Reasons to Believe in the Christian Faith

1. The Integrity of its Founder
Christ said He came from heaven to fulfill prophecy, to die for our sins, and to bring to His Father all who believe in Him. His first-century followers drew their own conclusions. They said they saw Him walk on water, still a storm, heal crippled limbs, feed 5,000 with a few pieces of bread and fish, live a blameless life, die a terrible death, and alive again.
During His ministry, when some of Jesus' followers took issue with His teachings and left, He asked those closest to Him if they too wanted to leave. Peter spoke for the others when he said, "Lord, to whom shall we go? You have the words of eternal life. Also we have come to believe and know that You are the Christ, the Son of the living God" (John 6:68-69).
One of the most powerful evidences that Jesus lived, died, and rose from the dead is the changed lives of His disciples, from those of the first century to those in the present time.
To know Jesus from history is to know Him from afar. It is only to know "about" Him rather than to actually "know" Him. Do you know Jesus? Would you like to learn how you can know Jesus as your Lord and Savior?

2. Its Book is Reliable
The Bible was written in three different languages over a period of about 1,500 years by 40 different authors from every walk of life - kings, peasants, philosophers, fishermen, poets, statesmen scholars, and tax collectors. The book on which the Christian faith rests tells one single story that begins with creation and concludes on the threshold of eternity. The integrity of its historical and geographical record is supported by archeology. The accuracy with which it has been copied and handed down to us has been confirmed by the Dead Sea Scrolls of Qumran, which brought the world manuscripts 1000 years older than any others previously in existence.
The subject matter of the Bible includes many topics, some that are controversial, and others that are not. Yet, the biblical authors spoke with continuity and harmony from Genesis to Revelation, telling one unfolding story: "God's redemption of man."

3. Its Claim
The first Christians were not driven by political motivations or religious dissent, they spoke of Jesus life, death, burial, and resurrections because they were witnesses. They risked their lives to tell the world that with their own eyes they had seen an innocent man die and then miraculously walk among them 3 days later (Acts 5:17-42). Their argument was very concrete. Jesus was crucified under the Roman governor Pontius Pilate. His body was buried and sealed in a borrowed tomb. Guards were posted to prevent grave tampering. Yet after 3 days the tomb was empty, and witnesses were risking their lives to declare that He was alive.
These Christ-followers went even further in their effort to make it clear, that their faith is not based on myth or legend. The Apostle Peter speaks of them, "We did not follow cleverly invented stories when we told you about the power and the coming of our Lord Jesus Christ, but we were eyewitnesses of his majesty" (2 Peter 1:16).

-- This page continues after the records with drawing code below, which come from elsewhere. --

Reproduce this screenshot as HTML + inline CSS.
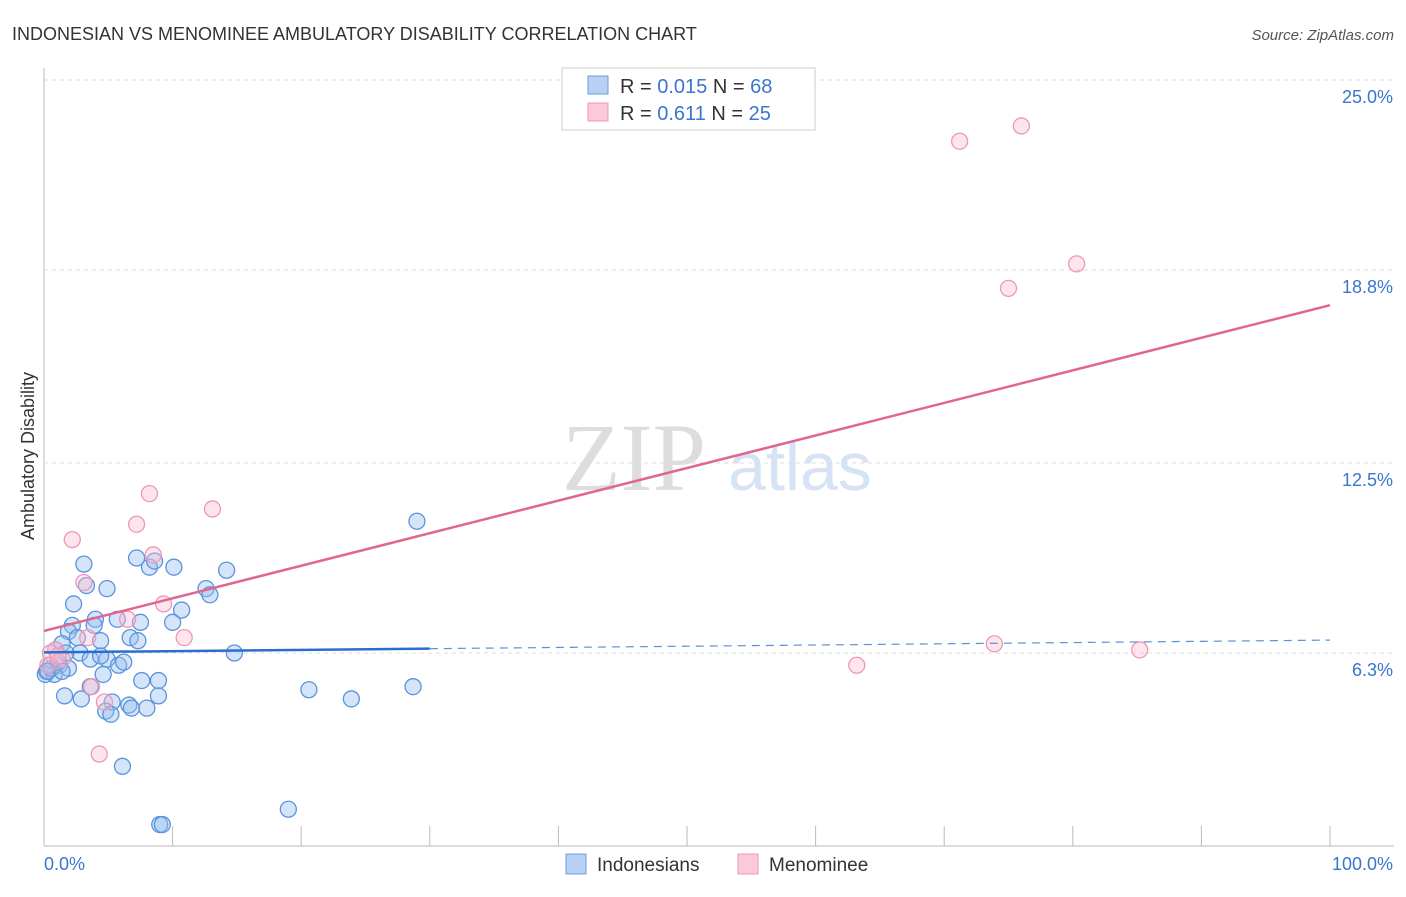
<!DOCTYPE html>
<html><head><meta charset="utf-8"><style>
body{margin:0;background:#fff;font-family:"Liberation Sans",sans-serif}
</style></head><body>
<svg id="c" width="1406" height="892" xmlns="http://www.w3.org/2000/svg" font-family="Liberation Sans, sans-serif">
<text x="12" y="40" font-size="18" fill="#333">INDONESIAN VS MENOMINEE AMBULATORY DISABILITY CORRELATION CHART</text>
<text x="1394" y="40" font-size="15" fill="#555" text-anchor="end" font-style="italic">Source: ZipAtlas.com</text>
<text x="634" y="490" font-size="96" fill="#ddd" font-family="Liberation Serif, serif" text-anchor="middle">ZIP</text>
<text x="800" y="490" font-size="68" fill="#d6e3f5" text-anchor="middle">atlas</text>
<text x="34" y="456" font-size="18" fill="#333" text-anchor="middle" transform="rotate(-90 34 456)">Ambulatory Disability</text>
<g id="grid"></g><g id="marks"></g>
<g>
<rect x="562" y="68" width="253" height="62" fill="#fff" stroke="#ccc"/>
<rect x="588" y="76" width="20" height="18" fill="#b7d1f3" stroke="#6a9de0"/>
<rect x="588" y="103" width="20" height="18" fill="#fbcad8" stroke="#ee99b4"/>
<text x="620" y="93" font-size="20" fill="#333">R = <tspan fill="#3a75d0">0.015</tspan>   N = <tspan fill="#3a75d0">68</tspan></text>
<text x="620" y="120" font-size="20" fill="#333">R =  <tspan fill="#3a75d0">0.611</tspan>   N = <tspan fill="#3a75d0">25</tspan></text>
</g>
<g>
<rect x="566" y="854" width="20" height="20" fill="#b7d1f3" stroke="#6a9de0"/>
<text x="597" y="871" font-size="19" fill="#333">Indonesians</text>
<rect x="738" y="854" width="20" height="20" fill="#fbcad8" stroke="#ee99b4"/>
<text x="769" y="871" font-size="19" fill="#333">Menominee</text>
</g>
</svg>
<script>
const yTicks=[6.3,12.5,18.8,25.0];
const yTickLabels=["6.3%","12.5%","18.8%","25.0%"];
const blueX=[3.1,7.2,8.2,10.1,14.2,8.6,3.3,4.9,12.6,12.9,2.3,4.0,5.7,7.5,10.7,10.0,2.2,3.9,1.9,2.6,6.7,7.3,4.4,1.4,0.9,2.8,3.6,4.9,1.2,0.5,0.2,0.8,1.9,5.8,6.2,4.6,7.6,8.9,3.6,1.6,2.9,5.3,6.6,8.9,4.8,6.8,8.0,5.2,14.8,20.6,23.9,28.7,29.0,6.1,19.0,9.0,9.2,0.1,0.6,1.1,1.7,4.4,0.3,1.4];
const blueY=[9.2,9.4,9.1,9.1,9.0,9.3,8.5,8.4,8.4,8.2,7.9,7.4,7.4,7.3,7.7,7.3,7.2,7.2,7.0,6.8,6.8,6.7,6.7,6.6,6.4,6.3,6.1,6.1,5.9,5.9,5.7,5.6,5.8,5.9,6.0,5.6,5.4,5.4,5.2,4.9,4.8,4.7,4.6,4.9,4.4,4.5,4.5,4.3,6.3,5.1,4.8,5.2,10.6,2.6,1.2,0.7,0.7,5.6,5.8,6.0,6.3,6.2,5.7,5.7];
const pinkX=[2.2,8.2,7.2,13.1,8.5,3.1,9.3,6.5,10.9,3.4,0.9,0.5,1.4,3.7,4.7,4.3,63.2,73.9,85.2,71.2,76.0,75.0,80.3,0.3,1.1];
const pinkY=[10.0,11.5,10.5,11.0,9.5,8.6,7.9,7.4,6.8,6.8,6.4,6.3,6.1,5.2,4.7,3.0,5.9,6.6,6.4,23.0,23.5,18.2,19.0,5.9,6.2];
const blueTrend=[0.015,6.32,6.72];   // slope marker, y at 0%, y at 100%
const pinkTrend=[0.611,7.02,17.65];
const X=v=>44+v*12.86, Y=v=>80+(25-v)*30.64;
const NS="http://www.w3.org/2000/svg";
const grid=document.getElementById('grid'), marks=document.getElementById('marks');
function mk(tag,at,parent){const e=document.createElementNS(NS,tag);for(const k in at)e.setAttribute(k,at[k]);parent.appendChild(e);return e;}
let l=mk('line',{x1:44,y1:68,x2:44,y2:846,stroke:'#bbb'},grid);


l=mk('line',{x1:44,y1:846,x2:1394,y2:846,stroke:'#bbb'},grid);


yTicks.forEach((t,i)=>{
 const y=Y(t);
 const g=mk('line',{x1:44,y1:y,x2:1394,y2:y,stroke:'#ddd','stroke-dasharray':'4,4'},grid);
 
 
 const tx=mk('text',{x:1393,y:y+23,'font-size':18,fill:'#3a75d0','text-anchor':'end'},grid);
 tx.textContent=yTickLabels[i];
 
 
});
for(let i=0;i<=10;i++){
 const x=X(i*10);
 const t=mk('line',{x1:x,y1:826,x2:x,y2:846,stroke:'#bbb'},grid);
 
 
}
const xl=mk('text',{x:44,y:870,'font-size':18,fill:'#3a75d0'},grid);xl.textContent='0.0%';


const xr=mk('text',{x:1393,y:870,'font-size':18,fill:'#3a75d0','text-anchor':'end'},grid);xr.textContent='100.0%';


blueX.forEach((v,i)=>{
 const c=mk('circle',{cx:X(v),cy:Y(blueY[i]),r:8,fill:'rgba(150,190,240,0.4)',stroke:'#5b93dc','stroke-width':1.3},marks);
 
 
});
pinkX.forEach((v,i)=>{
 const c=mk('circle',{cx:X(v),cy:Y(pinkY[i]),r:8,fill:'rgba(250,190,210,0.4)',stroke:'#ee99b4','stroke-width':1.3},marks);
 
 
});
const by=x=>blueTrend[1]+(blueTrend[2]-blueTrend[1])*x/100;
l=mk('line',{x1:X(0),y1:Y(by(0)),x2:X(30),y2:Y(by(30)),stroke:'#2a6dd0','stroke-width':2.5},marks);


l=mk('line',{x1:X(30),y1:Y(by(30)),x2:X(100),y2:Y(by(100)),stroke:'#5b8fd8','stroke-width':1.2,'stroke-dasharray':'8,6'},marks);


l=mk('line',{x1:X(0),y1:Y(pinkTrend[1]),x2:X(100),y2:Y(pinkTrend[2]),stroke:'#e0668f','stroke-width':2.5},marks);


</script>
</body></html>
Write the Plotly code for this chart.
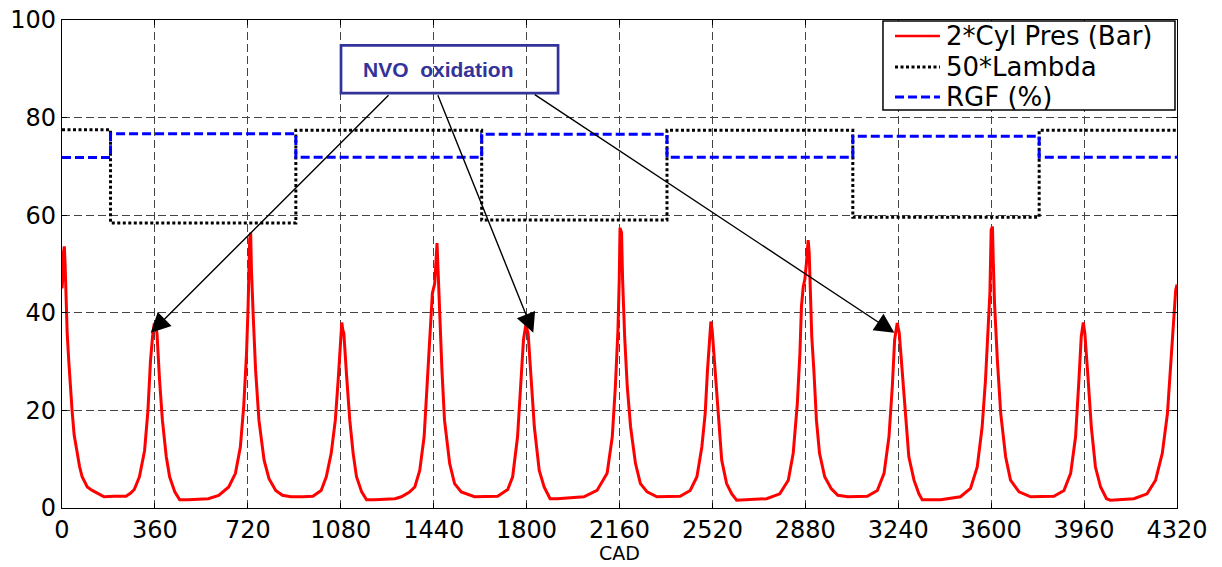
import plotly.graph_objects as go

# ---------------- data ----------------
pres_cad = [0, 3, 6, 9, 12, 15, 20, 26, 33, 39, 47, 59, 68, 78, 98, 117, 137, 163, 202, 248,
            265, 280, 300, 320, 333, 343, 352, 358, 363, 368, 378, 389, 404, 417, 437, 456, 489,
            567, 607, 646, 672, 691, 704, 715, 721, 724, 727, 731, 734, 741, 750, 763, 783, 802,
            828, 854, 887, 933, 972, 1004, 1024, 1043, 1059, 1070, 1079, 1084, 1088, 1092, 1102,
            1115, 1128, 1141, 1161, 1180, 1210, 1290, 1315, 1345, 1367, 1386, 1403, 1416, 1428,
            1435, 1444, 1450, 1453, 1457, 1463, 1472, 1482, 1502, 1521, 1547, 1598, 1688, 1727,
            1746, 1765, 1778, 1788, 1797, 1806, 1817, 1830, 1849, 1868, 1891, 1919, 2022, 2073,
            2112, 2132, 2144, 2154, 2159, 2162, 2168, 2172, 2180, 2190, 2203, 2222, 2241, 2267,
            2305, 2395, 2434, 2460, 2479, 2492, 2501, 2509, 2514, 2519, 2531, 2543, 2556, 2575,
            2595, 2614, 2653, 2730, 2781, 2814, 2833, 2849, 2859, 2865, 2872, 2878, 2884, 2891,
            2895, 2899, 2905, 2913, 2923, 2935, 2955, 2980, 3006, 3045, 3120, 3159, 3185, 3204,
            3217, 3226, 3236, 3244, 3255, 3268, 3281, 3301, 3320, 3333, 3404, 3481, 3520, 3546,
            3565, 3578, 3587, 3595, 3600, 3605, 3608, 3613, 3624, 3637, 3656, 3675, 3708, 3753,
            3843, 3882, 3908, 3927, 3940, 3949, 3957, 3963, 3975, 3988, 4004, 4024, 4047, 4062,
            4153, 4204, 4237, 4263, 4283, 4296, 4306, 4315, 4320]
pres_val = [45.0, 47.0, 52.5, 53.6, 50.0, 44.0, 36.0, 30.3, 24.0, 20.0, 15.0, 11.0, 8.5, 6.4, 4.3,
            3.6, 3.0, 2.3, 2.4, 2.4,
            3.0, 3.8, 6.4, 11.8, 20.0, 30.3, 35.8, 37.9, 37.0, 35.8, 26.2, 18.0, 10.5, 6.4, 3.3,
            1.7, 1.7,
            1.9, 2.6, 4.3, 7.1, 12.5, 20.8, 31.7, 41.3, 46.0, 55.0, 56.4, 48.8, 39.2, 28.3, 18.0,
            9.8, 6.0,
            3.6, 2.6, 2.3, 2.3, 2.4, 3.6, 6.4, 11.2, 18.0, 26.2, 35.1, 38.0, 36.5, 35.8, 27.6,
            18.0, 11.2, 6.4, 3.3, 1.7, 1.7, 1.9, 2.3, 3.2, 4.3, 7.7, 14.6, 26.2, 39.2,
            44.0, 46.0, 52.0, 54.3, 48.8, 40.0, 28.3, 18.0, 9.1, 5.0, 3.3, 2.3, 2.4, 3.8,
            6.4, 14.6, 24.9, 34.5, 37.5, 35.8, 27.0, 16.6, 7.7, 4.3, 1.9, 1.9, 2.3, 3.6,
            7.1, 14.6, 24.9, 36.5, 46.8, 57.4, 56.4, 46.8, 35.1, 24.9, 16.6, 9.1, 5.0, 3.3,
            2.3, 2.4, 3.6, 6.4, 12.5, 19.4, 28.3, 35.8, 38.2, 36.5, 27.6, 18.0, 9.8, 5.0,
            2.9, 1.6, 1.7, 1.9, 2.9, 5.7, 11.2, 21.4, 31.7, 41.3, 45.4, 46.8, 50.0, 54.9,
            52.3, 45.4, 35.0, 28.3, 18.0, 11.2, 6.4, 4.0, 2.6, 2.3, 2.4, 3.6, 7.1, 14.6,
            24.9, 34.5, 37.9, 35.8, 28.3, 18.0, 10.5, 5.7, 2.9, 1.7, 1.7, 2.3, 4.0, 8.4,
            16.6, 26.2, 36.5, 44.0, 57.0, 57.7, 50.9, 42.0, 30.3, 19.4, 10.5, 5.7, 3.3, 2.3,
            2.4, 3.6, 7.1, 14.6, 26.2, 35.1, 38.0, 35.8, 26.9, 16.6, 8.4, 4.3, 1.9, 1.6,
            1.9, 2.9, 5.7, 11.2, 19.4, 29.7, 38.6, 44.7, 45.8]

step_cad = [0, 188, 906, 1626, 2344, 3064, 3786, 4320]
lambda_val = [77.5, 58.4, 77.4, 59.0, 77.4, 59.6, 77.4, 77.4]
rgf_val = [71.8, 76.7, 71.9, 76.6, 71.9, 76.2, 71.9, 71.9]

x_ticks = [0, 360, 720, 1080, 1440, 1800, 2160, 2520, 2880, 3240, 3600, 3960, 4320]
y_ticks = [0, 20, 40, 60, 80, 100]
x_title = "CAD"

series_names = ["2*Cyl Pres (Bar)", "50*Lambda", "RGF (%)"]
series_colors = ["#ff0000", "#000000", "#0000ff"]
series_dash = ["solid", "3px,2.5px", "9px,4px"]

# annotation targets (CAD, value)
box_text = "NVO  oxidation"
arrow_tails = [(1271, 84.9), (1454, 84.9), (1826, 84.9)]
arrow_heads = [(344, 35.9), (1826, 35.9), (3225, 35.9)]

TICKFONT = "DejaVu Sans, sans-serif"
ARIAL = "Arial, Liberation Sans, sans-serif"

fig = go.Figure()
fig.add_trace(go.Scatter(x=pres_cad, y=pres_val, mode="lines", name=series_names[0],
                         line=dict(color=series_colors[0], width=3, dash=series_dash[0])))
fig.add_trace(go.Scatter(x=step_cad, y=lambda_val, mode="lines", name=series_names[1],
                         line=dict(color=series_colors[1], width=3, dash=series_dash[1], shape="hv")))
fig.add_trace(go.Scatter(x=step_cad, y=rgf_val, mode="lines", name=series_names[2],
                         line=dict(color=series_colors[2], width=3, dash=series_dash[2], shape="hv")))

axis_common = dict(showline=True, linecolor="black", linewidth=1.2, mirror="ticks",
                   ticks="inside", ticklen=5, tickcolor="black", automargin=False,
                   showgrid=True, gridcolor="#444444", gridwidth=1, griddash="8px,4px",
                   zeroline=False, tickfont=dict(family=TICKFONT, size=24, color="black"))

fig.update_xaxes(range=[0, 4320], tickvals=x_ticks, ticktext=[str(v) for v in x_ticks],
                 **axis_common)
fig.update_yaxes(range=[0, 100], tickvals=y_ticks, ticktext=[str(v) for v in y_ticks],
                 **axis_common)

# x-axis title placed just below the tick labels
fig.add_annotation(x=0.5, y=-0.1189, xref="paper", yref="paper", text=x_title, showarrow=False,
                   xanchor="center", yanchor="bottom",
                   font=dict(family=TICKFONT, size=19, color="black"))

# NVO oxidation box
fig.add_shape(type="rect", xref="x", yref="y", x0=1081, x1=1922, y0=85.0, y1=94.8,
              line=dict(color="#333399", width=2.7), fillcolor="rgba(0,0,0,0)")
fig.add_annotation(x=1460, y=89.9, xref="x", yref="y", text="<b>" + box_text + "</b>",
                   showarrow=False, font=dict(family=ARIAL, size=21, color="#333399"))

for (tx, ty), (hx, hy) in zip(arrow_tails, arrow_heads):
    fig.add_annotation(x=hx, y=hy, ax=tx, ay=ty, xref="x", yref="y", axref="x", ayref="y",
                       text="", showarrow=True, arrowhead=2, arrowsize=2.8, arrowwidth=1.4,
                       arrowcolor="black", standoff=0)

# legend box drawn in paper coordinates (MATLAB-style compact legend)
fig.add_shape(type="rect", xref="paper", yref="paper", x0=0.7363, x1=0.9982, y0=0.8156, y1=0.998,
              line=dict(color="black", width=1.5), fillcolor="white", layer="above")
row_y = [0.9672, 0.9037, 0.8422]
for name, col, dsh, yy in zip(series_names, series_colors, series_dash, row_y):
    fig.add_shape(type="line", xref="paper", yref="paper", x0=0.7471, x1=0.7874, y0=yy, y1=yy,
                  line=dict(color=col, width=3 if col != "#ff0000" else 2.5, dash=dsh), layer="above")
    fig.add_annotation(x=0.7910, y=yy, xref="paper", yref="paper", text=name, showarrow=False,
                       xanchor="left", yanchor="middle",
                       font=dict(family=TICKFONT, size=26, color="black"))

fig.update_layout(
    width=1222, height=567,
    margin=dict(l=62, r=45, t=20, b=59),
    paper_bgcolor="white", plot_bgcolor="white",
    font=dict(family=TICKFONT, color="black"),
    showlegend=False,
)

fig.write_html("out.html")
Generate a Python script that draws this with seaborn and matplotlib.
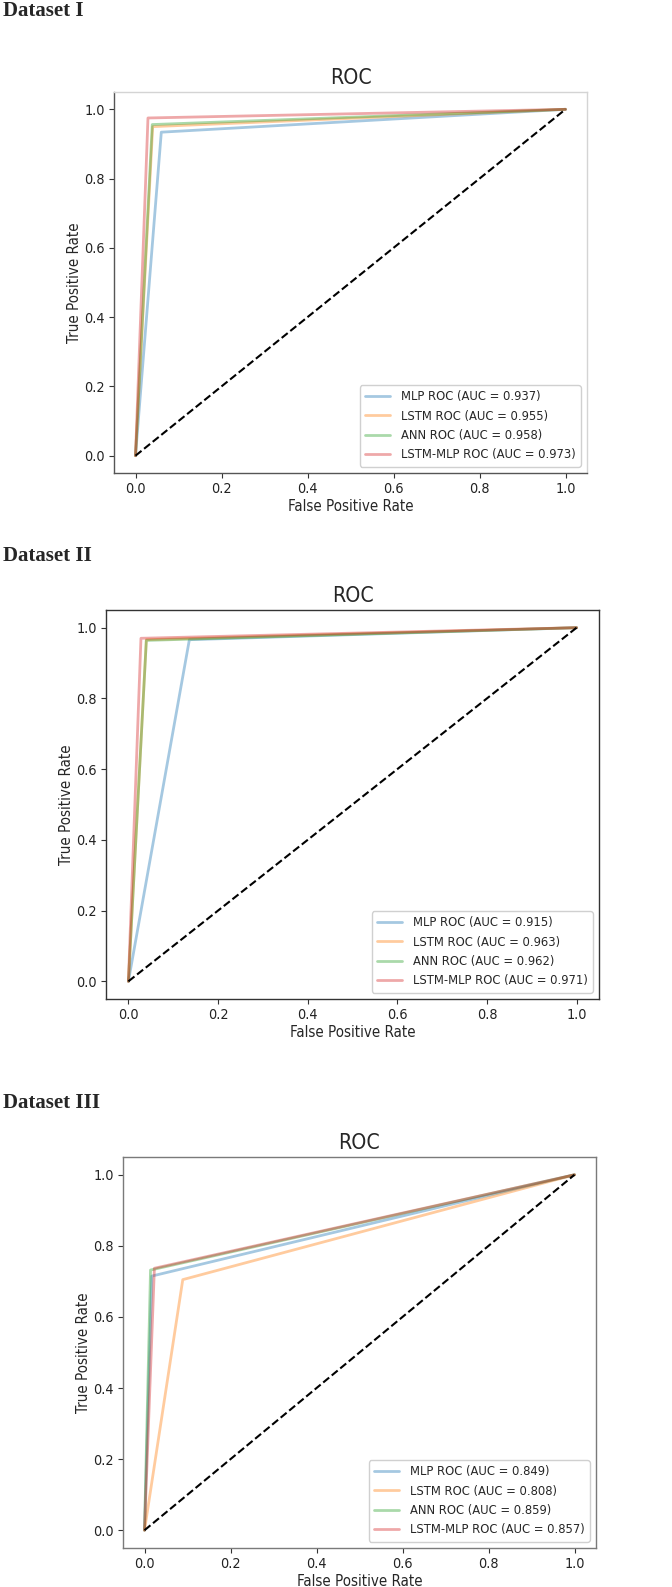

4. Its Impact on the World
A carpenter rabbi from Nazareth changed the world. Calendars and dated documents bear silent witness to His birth. From rooftops, necklaces, and earrings, the sign of the cross bears visual witness to His death. The Western world-view, which provided a basis for social morality, scientific methodology, and a work ethic that fueled industry, had roots in basic Christian values. Social relief agencies, whether in the West or East, are not fueled by the values of Hinduism, Buddhism, atheism, or secular agnosticism, but by the direct or residual values of the Bible and the Christian faith..

5. Its Offer of Grace
No other religious system offers everlasting life as a gift to those who trust One who has overcome death for them. The salvation Christ offers does not depend on what we have done for Him, but on our acceptance of what He has done for us. Instead of moral and religious effort, this salvation requires a helpless admission of our sins. Instead of personal accomplishments of faith, it requires confession of failure. Unlike all other options of faith, Christ asks us to follow Him -- not to merit salvation but as an expression of gratitude, love, and confidence in the One who has saved us (Ephesians 2:8-10).